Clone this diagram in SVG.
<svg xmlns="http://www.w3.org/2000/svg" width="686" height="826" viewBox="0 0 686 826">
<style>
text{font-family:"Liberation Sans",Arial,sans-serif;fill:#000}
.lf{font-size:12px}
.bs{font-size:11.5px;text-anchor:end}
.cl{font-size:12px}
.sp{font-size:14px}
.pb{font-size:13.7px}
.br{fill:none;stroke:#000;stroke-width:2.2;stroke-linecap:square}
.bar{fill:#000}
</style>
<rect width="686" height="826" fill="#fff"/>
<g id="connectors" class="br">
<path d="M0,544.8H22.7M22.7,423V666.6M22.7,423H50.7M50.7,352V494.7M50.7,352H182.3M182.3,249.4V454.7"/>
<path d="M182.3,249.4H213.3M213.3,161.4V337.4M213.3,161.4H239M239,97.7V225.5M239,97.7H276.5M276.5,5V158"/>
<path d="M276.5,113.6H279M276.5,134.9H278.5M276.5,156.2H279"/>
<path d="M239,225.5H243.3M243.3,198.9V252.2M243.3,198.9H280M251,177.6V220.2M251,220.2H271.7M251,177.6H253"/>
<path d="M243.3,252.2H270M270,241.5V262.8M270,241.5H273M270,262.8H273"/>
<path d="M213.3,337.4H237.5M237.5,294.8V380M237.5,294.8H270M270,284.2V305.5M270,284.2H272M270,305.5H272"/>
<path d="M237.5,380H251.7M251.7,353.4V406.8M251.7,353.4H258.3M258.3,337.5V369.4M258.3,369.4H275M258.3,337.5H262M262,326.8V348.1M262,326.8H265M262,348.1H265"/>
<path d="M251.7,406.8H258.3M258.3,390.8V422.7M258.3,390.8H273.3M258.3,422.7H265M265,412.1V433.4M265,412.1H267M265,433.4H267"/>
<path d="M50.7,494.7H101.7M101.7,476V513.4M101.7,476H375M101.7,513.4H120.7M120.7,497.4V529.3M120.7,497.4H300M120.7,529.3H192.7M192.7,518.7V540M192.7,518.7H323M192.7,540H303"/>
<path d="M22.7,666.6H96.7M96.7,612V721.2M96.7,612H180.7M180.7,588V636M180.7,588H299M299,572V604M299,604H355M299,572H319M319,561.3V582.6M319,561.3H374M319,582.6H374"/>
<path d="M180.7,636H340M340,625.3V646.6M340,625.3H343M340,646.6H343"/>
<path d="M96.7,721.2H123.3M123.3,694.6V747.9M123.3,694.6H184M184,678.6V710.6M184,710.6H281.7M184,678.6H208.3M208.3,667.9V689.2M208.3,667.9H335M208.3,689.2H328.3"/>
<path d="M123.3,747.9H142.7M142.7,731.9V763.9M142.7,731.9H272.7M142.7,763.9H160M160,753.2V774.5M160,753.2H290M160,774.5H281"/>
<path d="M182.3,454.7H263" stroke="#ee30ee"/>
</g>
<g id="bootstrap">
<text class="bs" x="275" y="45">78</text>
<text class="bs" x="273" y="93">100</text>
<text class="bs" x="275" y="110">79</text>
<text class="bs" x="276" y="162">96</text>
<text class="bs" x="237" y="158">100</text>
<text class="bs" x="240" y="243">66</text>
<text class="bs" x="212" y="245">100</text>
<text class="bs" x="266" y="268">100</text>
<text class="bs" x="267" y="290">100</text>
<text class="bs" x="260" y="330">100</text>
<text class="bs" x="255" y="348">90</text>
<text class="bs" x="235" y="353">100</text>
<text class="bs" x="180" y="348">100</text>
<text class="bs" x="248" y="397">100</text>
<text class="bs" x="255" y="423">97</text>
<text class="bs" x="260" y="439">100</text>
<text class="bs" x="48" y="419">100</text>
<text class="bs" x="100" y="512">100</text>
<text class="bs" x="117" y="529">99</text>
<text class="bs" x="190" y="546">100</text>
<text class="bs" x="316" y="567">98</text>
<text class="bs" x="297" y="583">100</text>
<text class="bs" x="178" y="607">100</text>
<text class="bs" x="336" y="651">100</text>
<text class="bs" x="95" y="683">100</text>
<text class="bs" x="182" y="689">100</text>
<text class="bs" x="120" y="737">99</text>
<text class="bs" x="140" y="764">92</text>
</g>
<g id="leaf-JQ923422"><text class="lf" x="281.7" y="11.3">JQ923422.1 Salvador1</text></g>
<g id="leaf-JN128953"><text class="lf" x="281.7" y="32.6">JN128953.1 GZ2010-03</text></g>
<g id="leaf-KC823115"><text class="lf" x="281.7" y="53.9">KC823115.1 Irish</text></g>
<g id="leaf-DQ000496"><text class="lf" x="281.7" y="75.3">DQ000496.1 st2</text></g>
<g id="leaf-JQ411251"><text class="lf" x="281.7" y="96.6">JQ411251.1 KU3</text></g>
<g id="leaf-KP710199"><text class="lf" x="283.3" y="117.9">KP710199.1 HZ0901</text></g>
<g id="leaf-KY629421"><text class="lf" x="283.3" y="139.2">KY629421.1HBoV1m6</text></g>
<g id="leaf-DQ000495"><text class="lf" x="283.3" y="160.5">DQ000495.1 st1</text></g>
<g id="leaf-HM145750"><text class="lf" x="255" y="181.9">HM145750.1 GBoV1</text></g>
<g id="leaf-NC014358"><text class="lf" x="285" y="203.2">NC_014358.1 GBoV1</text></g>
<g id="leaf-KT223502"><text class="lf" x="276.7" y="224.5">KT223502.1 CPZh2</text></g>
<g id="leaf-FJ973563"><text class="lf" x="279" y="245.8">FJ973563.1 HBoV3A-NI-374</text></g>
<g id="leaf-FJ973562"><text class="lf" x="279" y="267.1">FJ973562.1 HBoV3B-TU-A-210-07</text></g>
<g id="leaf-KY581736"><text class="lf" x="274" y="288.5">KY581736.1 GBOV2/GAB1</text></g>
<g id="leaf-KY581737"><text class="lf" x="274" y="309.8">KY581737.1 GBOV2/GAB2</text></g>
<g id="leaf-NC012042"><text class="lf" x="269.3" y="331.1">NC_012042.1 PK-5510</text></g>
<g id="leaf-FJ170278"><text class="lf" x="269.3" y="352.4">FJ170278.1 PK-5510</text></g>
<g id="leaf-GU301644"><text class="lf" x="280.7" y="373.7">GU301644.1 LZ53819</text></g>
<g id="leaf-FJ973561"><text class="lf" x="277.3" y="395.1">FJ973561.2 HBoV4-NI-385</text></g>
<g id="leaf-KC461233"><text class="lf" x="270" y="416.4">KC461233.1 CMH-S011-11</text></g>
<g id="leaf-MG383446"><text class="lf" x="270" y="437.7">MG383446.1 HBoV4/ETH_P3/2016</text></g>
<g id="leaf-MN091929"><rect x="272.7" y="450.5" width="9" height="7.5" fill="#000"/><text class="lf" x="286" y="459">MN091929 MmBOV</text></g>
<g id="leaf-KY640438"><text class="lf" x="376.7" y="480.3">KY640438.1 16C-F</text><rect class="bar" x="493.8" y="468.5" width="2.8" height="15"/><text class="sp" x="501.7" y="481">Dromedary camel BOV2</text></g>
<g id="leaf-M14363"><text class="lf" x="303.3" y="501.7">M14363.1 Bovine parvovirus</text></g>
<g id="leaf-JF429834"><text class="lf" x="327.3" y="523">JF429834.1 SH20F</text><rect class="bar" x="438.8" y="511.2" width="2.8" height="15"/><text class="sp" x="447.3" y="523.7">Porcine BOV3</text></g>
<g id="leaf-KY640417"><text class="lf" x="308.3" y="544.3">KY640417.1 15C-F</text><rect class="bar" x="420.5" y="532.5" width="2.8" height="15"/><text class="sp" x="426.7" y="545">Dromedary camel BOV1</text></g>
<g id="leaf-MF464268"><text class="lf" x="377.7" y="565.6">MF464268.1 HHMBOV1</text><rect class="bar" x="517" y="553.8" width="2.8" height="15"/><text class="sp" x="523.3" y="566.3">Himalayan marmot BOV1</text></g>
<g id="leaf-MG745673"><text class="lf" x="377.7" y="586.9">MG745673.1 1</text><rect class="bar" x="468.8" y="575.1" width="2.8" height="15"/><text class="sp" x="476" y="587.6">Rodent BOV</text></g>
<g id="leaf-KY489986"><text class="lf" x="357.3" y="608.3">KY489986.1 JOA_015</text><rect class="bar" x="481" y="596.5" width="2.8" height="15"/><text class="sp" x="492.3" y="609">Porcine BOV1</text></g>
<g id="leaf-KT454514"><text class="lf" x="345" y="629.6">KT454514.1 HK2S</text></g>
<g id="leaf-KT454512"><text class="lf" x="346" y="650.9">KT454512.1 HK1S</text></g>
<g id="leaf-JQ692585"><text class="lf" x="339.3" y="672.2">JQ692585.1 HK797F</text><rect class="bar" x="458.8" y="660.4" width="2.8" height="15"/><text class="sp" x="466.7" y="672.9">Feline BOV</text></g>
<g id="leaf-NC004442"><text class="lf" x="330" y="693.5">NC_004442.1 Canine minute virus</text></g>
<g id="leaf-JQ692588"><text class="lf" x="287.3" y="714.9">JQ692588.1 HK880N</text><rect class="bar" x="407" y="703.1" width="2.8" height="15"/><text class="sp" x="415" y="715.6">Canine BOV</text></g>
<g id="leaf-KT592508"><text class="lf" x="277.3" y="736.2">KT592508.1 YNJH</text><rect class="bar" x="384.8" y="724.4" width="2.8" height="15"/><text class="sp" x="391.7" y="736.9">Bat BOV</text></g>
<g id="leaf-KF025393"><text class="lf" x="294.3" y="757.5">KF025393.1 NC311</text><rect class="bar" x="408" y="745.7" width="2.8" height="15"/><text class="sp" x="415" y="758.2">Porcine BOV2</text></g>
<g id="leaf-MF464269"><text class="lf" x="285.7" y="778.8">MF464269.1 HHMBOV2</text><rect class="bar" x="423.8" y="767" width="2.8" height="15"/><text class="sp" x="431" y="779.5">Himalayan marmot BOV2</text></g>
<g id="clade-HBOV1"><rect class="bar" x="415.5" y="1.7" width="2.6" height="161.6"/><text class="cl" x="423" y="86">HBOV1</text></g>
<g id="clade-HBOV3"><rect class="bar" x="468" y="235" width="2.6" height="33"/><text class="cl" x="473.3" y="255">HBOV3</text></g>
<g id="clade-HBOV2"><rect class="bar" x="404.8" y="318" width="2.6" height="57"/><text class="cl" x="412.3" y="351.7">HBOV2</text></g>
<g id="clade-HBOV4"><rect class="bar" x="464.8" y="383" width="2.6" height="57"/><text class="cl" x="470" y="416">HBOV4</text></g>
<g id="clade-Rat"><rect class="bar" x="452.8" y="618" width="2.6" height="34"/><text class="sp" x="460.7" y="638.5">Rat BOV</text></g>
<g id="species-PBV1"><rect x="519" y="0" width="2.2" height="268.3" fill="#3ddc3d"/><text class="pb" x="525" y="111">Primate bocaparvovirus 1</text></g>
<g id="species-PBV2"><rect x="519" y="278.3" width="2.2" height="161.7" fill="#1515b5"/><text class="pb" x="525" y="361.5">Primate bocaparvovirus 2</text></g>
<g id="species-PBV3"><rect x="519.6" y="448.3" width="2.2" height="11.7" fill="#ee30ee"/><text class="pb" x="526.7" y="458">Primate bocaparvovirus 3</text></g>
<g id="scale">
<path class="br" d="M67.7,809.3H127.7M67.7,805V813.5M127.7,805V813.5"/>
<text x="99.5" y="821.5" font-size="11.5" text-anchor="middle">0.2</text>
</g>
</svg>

---

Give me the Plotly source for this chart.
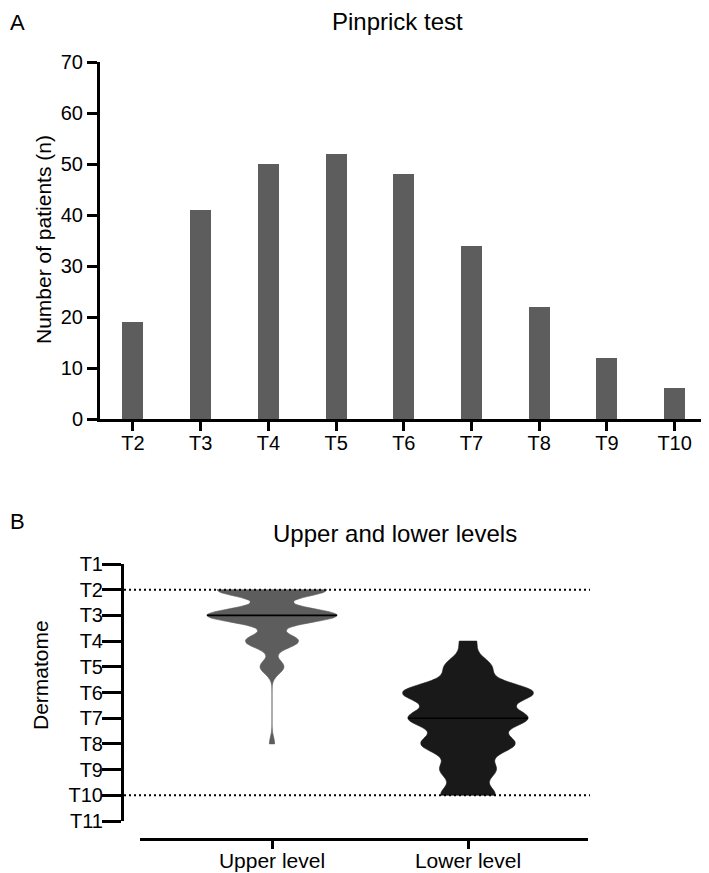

Work to be completed: Look through the data above. Each line containing the word "this" needs to be copied.

Written solution:
Clone this diagram in SVG.
Give me the Plotly source for this chart.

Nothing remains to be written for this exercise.